— BEGIN Exercise materials —

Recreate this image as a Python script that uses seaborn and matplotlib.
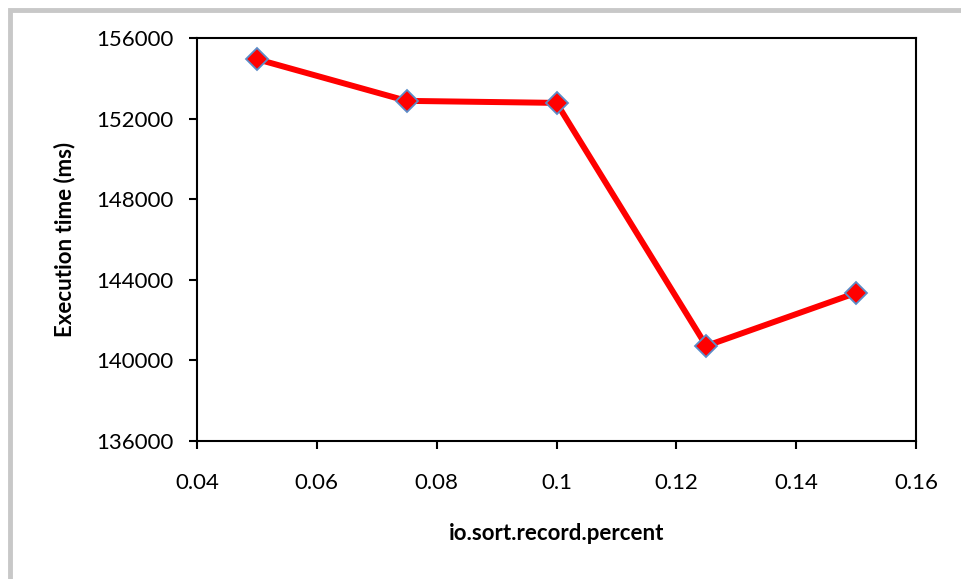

— END Exercise materials —
— BEGIN Exercise materials —

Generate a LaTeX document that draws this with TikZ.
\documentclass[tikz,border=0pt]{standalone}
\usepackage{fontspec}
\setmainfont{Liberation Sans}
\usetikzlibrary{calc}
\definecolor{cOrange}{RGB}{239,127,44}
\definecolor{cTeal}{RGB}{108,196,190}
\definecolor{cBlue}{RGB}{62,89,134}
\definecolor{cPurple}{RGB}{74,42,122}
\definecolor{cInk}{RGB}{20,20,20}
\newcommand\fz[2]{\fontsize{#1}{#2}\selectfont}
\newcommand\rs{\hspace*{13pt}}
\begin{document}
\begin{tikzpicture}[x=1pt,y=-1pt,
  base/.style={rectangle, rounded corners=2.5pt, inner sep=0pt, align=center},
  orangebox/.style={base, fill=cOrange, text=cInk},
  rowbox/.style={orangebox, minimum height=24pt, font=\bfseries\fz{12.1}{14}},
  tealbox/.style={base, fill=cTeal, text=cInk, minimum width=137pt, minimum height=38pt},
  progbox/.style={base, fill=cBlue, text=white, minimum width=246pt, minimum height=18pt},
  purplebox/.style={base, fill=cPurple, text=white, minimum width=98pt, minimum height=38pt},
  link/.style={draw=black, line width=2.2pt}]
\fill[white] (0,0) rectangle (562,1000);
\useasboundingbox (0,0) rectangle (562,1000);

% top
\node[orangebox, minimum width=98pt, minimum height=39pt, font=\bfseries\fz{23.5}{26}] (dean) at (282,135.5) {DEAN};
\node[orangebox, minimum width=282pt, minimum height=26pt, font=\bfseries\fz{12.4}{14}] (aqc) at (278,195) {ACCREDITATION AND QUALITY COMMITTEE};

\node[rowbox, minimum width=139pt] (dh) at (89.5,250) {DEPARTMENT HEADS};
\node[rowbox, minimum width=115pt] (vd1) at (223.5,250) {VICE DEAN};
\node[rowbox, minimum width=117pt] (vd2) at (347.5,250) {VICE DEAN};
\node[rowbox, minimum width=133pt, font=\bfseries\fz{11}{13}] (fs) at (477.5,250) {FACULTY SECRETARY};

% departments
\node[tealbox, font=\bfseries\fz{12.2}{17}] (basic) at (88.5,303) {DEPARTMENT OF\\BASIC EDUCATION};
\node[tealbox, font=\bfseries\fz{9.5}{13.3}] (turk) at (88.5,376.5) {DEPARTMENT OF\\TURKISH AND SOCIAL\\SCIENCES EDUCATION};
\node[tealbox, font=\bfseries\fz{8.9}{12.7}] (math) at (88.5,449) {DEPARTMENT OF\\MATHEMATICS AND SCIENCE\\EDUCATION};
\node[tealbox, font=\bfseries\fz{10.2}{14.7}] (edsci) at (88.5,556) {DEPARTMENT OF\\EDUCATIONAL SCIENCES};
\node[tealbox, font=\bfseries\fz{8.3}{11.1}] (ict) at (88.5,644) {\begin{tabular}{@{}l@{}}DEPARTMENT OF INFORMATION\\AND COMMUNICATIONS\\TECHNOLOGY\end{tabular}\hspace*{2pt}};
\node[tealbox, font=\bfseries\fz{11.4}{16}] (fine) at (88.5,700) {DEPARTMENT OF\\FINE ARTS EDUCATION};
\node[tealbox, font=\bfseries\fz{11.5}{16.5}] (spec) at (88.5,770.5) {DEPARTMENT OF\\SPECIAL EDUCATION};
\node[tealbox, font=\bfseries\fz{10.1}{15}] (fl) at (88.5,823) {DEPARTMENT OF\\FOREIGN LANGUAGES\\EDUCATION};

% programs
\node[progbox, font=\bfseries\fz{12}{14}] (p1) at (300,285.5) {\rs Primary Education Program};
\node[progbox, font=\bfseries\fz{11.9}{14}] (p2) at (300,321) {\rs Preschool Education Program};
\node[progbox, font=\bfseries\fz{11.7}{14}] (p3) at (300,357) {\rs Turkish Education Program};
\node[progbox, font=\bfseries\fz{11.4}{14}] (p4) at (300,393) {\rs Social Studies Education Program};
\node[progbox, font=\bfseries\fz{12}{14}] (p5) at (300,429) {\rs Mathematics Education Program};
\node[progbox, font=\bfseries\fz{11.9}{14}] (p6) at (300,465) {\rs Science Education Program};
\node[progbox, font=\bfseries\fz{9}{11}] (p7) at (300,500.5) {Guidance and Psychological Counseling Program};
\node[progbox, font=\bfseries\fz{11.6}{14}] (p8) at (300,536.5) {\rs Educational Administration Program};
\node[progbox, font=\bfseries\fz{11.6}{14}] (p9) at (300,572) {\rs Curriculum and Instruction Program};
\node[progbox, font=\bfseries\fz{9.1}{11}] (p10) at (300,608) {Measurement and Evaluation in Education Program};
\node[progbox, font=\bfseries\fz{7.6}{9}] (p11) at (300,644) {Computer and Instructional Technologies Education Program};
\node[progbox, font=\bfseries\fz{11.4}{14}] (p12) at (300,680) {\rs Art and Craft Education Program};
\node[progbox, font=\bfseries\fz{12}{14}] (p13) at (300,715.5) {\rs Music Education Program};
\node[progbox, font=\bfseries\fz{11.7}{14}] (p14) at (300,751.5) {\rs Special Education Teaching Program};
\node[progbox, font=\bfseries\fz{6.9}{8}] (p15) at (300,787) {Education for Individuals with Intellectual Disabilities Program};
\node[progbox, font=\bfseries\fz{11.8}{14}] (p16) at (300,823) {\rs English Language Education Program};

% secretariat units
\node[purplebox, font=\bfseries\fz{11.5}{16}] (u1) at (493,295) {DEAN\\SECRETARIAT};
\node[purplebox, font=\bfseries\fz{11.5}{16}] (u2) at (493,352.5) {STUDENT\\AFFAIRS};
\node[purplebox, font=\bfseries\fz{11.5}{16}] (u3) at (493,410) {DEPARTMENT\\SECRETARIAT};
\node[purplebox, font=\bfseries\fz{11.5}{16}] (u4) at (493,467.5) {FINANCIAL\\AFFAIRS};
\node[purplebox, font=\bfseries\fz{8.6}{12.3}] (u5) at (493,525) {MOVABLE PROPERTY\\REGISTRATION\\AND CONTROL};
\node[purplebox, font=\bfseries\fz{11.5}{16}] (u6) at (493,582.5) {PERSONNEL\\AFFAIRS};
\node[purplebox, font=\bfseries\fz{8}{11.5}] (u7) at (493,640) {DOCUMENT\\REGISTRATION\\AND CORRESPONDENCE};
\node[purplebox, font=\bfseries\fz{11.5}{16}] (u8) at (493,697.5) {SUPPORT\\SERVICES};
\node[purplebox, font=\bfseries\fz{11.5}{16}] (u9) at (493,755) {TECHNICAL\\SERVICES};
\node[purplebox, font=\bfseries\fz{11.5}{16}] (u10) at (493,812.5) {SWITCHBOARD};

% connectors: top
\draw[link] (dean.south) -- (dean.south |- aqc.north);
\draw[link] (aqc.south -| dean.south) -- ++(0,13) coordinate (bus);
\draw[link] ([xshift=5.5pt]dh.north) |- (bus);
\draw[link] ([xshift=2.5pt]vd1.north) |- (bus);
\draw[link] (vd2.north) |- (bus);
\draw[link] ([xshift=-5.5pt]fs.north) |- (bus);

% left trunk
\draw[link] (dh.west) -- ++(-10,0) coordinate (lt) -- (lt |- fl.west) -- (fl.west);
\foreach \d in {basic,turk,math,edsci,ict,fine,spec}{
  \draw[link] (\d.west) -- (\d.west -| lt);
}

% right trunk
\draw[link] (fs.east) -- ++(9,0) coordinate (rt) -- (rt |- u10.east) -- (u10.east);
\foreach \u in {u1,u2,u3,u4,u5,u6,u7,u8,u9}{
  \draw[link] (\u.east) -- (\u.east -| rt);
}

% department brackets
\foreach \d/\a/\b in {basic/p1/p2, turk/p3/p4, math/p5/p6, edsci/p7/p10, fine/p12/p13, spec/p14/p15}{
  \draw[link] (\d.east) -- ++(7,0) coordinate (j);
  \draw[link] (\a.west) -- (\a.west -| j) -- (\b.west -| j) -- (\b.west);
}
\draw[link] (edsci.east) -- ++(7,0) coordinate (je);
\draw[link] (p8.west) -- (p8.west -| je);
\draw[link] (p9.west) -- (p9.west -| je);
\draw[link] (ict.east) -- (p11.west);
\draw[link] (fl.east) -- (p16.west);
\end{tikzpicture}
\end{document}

— END Exercise materials —
— BEGIN Exercise materials —

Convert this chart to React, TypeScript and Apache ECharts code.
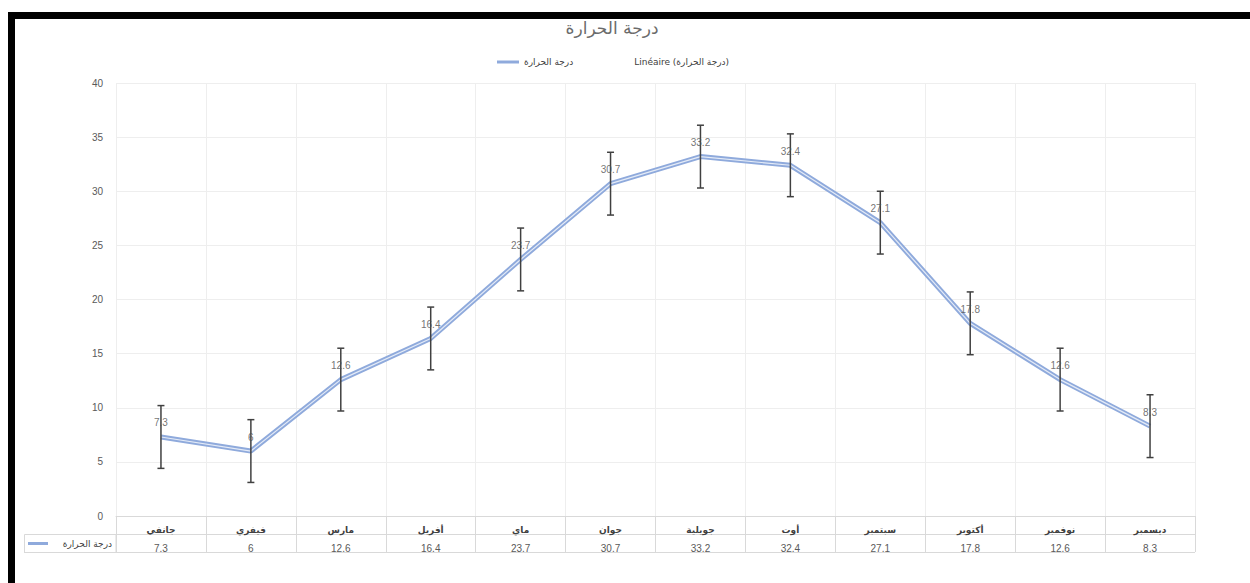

— END Exercise materials —

(The exercise) Within the material above, extract exactly the lines that start at the line containing "Generate a LaTeX" and stop after the line containing "(fs) at (477.5,250)", and only those.

(Result of this task)
Generate a LaTeX document that draws this with TikZ.
\documentclass[tikz,border=0pt]{standalone}
\usepackage{fontspec}
\setmainfont{Liberation Sans}
\usetikzlibrary{calc}
\definecolor{cOrange}{RGB}{239,127,44}
\definecolor{cTeal}{RGB}{108,196,190}
\definecolor{cBlue}{RGB}{62,89,134}
\definecolor{cPurple}{RGB}{74,42,122}
\definecolor{cInk}{RGB}{20,20,20}
\newcommand\fz[2]{\fontsize{#1}{#2}\selectfont}
\newcommand\rs{\hspace*{13pt}}
\begin{document}
\begin{tikzpicture}[x=1pt,y=-1pt,
  base/.style={rectangle, rounded corners=2.5pt, inner sep=0pt, align=center},
  orangebox/.style={base, fill=cOrange, text=cInk},
  rowbox/.style={orangebox, minimum height=24pt, font=\bfseries\fz{12.1}{14}},
  tealbox/.style={base, fill=cTeal, text=cInk, minimum width=137pt, minimum height=38pt},
  progbox/.style={base, fill=cBlue, text=white, minimum width=246pt, minimum height=18pt},
  purplebox/.style={base, fill=cPurple, text=white, minimum width=98pt, minimum height=38pt},
  link/.style={draw=black, line width=2.2pt}]
\fill[white] (0,0) rectangle (562,1000);
\useasboundingbox (0,0) rectangle (562,1000);

% top
\node[orangebox, minimum width=98pt, minimum height=39pt, font=\bfseries\fz{23.5}{26}] (dean) at (282,135.5) {DEAN};
\node[orangebox, minimum width=282pt, minimum height=26pt, font=\bfseries\fz{12.4}{14}] (aqc) at (278,195) {ACCREDITATION AND QUALITY COMMITTEE};

\node[rowbox, minimum width=139pt] (dh) at (89.5,250) {DEPARTMENT HEADS};
\node[rowbox, minimum width=115pt] (vd1) at (223.5,250) {VICE DEAN};
\node[rowbox, minimum width=117pt] (vd2) at (347.5,250) {VICE DEAN};
\node[rowbox, minimum width=133pt, font=\bfseries\fz{11}{13}] (fs) at (477.5,250) {FACULTY SECRETARY};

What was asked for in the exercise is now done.